What is required = Write each line of the material exactly as given, from the top through the line that contains "import plotly.graph_objects as go", and omit all pictures.

--- Data segment ---

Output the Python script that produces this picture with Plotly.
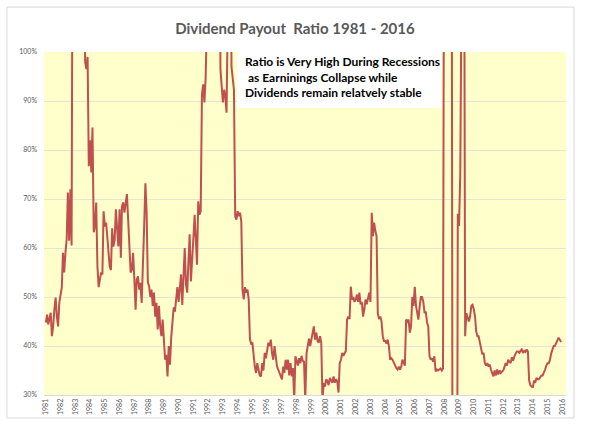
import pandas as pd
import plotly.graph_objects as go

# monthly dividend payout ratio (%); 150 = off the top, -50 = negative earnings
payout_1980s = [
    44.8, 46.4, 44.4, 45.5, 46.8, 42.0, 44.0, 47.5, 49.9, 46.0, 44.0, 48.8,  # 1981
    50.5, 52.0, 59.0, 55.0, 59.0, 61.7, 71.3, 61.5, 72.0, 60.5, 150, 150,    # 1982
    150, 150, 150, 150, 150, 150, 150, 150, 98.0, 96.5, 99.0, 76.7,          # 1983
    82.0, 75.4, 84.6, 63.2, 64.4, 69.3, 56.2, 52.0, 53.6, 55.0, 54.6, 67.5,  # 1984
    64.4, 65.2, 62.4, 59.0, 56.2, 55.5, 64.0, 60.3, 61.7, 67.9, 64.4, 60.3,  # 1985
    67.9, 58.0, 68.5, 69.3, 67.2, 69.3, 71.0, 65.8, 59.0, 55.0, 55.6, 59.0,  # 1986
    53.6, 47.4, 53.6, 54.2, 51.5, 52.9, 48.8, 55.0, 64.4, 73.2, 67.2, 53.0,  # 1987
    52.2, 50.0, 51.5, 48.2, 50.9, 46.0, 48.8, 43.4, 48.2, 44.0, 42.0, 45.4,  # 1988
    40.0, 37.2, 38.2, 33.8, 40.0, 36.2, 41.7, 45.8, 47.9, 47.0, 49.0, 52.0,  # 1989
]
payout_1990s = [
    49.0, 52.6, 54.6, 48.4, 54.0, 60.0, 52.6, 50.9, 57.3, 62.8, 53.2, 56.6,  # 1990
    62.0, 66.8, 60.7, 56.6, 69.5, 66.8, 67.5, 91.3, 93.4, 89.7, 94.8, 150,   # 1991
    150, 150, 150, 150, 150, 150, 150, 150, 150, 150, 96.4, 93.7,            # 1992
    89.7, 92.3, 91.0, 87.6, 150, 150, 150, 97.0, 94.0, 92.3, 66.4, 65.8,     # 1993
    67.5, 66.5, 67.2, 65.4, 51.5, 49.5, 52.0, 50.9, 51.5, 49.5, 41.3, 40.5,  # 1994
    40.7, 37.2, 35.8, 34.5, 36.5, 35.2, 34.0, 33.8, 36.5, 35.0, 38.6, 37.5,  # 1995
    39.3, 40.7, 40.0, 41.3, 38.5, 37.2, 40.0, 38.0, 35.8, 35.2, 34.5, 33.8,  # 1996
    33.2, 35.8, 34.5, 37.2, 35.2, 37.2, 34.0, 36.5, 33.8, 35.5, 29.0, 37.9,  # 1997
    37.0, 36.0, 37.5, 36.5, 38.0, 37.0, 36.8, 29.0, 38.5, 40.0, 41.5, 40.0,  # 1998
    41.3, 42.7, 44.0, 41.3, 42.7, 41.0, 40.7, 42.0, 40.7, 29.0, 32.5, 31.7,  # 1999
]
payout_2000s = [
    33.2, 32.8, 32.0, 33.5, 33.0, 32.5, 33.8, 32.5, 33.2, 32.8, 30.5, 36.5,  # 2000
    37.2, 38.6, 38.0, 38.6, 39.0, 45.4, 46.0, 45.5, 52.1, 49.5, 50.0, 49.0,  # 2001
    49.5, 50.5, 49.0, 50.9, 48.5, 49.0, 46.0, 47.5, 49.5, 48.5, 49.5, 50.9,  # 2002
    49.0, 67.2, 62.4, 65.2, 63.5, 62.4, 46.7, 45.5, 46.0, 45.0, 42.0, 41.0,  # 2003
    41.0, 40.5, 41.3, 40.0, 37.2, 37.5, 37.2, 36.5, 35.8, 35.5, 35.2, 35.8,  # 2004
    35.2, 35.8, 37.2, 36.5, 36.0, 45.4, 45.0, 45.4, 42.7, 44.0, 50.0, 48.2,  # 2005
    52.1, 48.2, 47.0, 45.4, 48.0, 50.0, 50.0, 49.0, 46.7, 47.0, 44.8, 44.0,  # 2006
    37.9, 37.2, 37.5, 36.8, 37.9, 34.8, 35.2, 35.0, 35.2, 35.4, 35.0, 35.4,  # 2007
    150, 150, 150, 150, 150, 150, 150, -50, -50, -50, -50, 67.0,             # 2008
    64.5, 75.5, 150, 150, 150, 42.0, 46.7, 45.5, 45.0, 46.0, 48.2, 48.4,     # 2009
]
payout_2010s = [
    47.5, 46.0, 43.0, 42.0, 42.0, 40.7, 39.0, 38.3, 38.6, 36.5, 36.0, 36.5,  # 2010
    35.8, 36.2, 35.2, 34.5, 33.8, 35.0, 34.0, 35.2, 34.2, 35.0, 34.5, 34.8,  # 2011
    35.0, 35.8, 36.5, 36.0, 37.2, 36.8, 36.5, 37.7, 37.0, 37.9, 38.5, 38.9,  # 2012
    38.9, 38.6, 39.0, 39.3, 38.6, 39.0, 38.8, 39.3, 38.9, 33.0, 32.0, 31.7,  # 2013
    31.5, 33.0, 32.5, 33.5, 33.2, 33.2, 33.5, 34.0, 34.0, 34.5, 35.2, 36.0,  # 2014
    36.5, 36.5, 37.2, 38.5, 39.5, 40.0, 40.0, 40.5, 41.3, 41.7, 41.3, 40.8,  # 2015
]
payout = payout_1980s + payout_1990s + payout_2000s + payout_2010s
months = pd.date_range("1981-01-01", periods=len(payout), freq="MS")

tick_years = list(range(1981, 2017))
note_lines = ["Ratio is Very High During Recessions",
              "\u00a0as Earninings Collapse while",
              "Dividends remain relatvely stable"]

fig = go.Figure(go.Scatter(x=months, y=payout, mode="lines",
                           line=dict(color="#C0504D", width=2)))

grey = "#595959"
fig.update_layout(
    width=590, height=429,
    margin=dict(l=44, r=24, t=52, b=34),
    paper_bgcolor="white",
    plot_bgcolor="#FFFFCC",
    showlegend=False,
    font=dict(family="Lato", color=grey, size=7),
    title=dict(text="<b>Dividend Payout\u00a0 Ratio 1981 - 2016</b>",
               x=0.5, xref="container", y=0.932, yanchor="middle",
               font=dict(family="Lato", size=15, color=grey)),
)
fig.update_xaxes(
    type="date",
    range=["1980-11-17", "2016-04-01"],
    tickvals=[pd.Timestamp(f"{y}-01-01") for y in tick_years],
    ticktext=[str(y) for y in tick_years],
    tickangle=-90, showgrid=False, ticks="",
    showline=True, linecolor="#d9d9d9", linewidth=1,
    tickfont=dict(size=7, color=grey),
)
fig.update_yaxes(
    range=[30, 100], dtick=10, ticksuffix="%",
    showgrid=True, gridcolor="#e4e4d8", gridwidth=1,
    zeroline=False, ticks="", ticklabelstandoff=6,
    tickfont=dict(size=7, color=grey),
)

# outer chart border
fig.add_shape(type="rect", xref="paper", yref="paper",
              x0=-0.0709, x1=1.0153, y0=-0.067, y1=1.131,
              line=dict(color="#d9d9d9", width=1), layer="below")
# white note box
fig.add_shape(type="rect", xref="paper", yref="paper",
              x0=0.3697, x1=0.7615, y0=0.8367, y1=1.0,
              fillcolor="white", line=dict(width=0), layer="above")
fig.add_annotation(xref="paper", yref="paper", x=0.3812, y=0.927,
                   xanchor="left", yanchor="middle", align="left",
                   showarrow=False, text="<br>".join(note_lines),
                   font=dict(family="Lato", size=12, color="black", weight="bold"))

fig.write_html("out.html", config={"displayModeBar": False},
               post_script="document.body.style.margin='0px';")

---

Solution to this problem =
Output the Python script that produces this picture with Plotly.
import pandas as pd
import plotly.graph_objects as go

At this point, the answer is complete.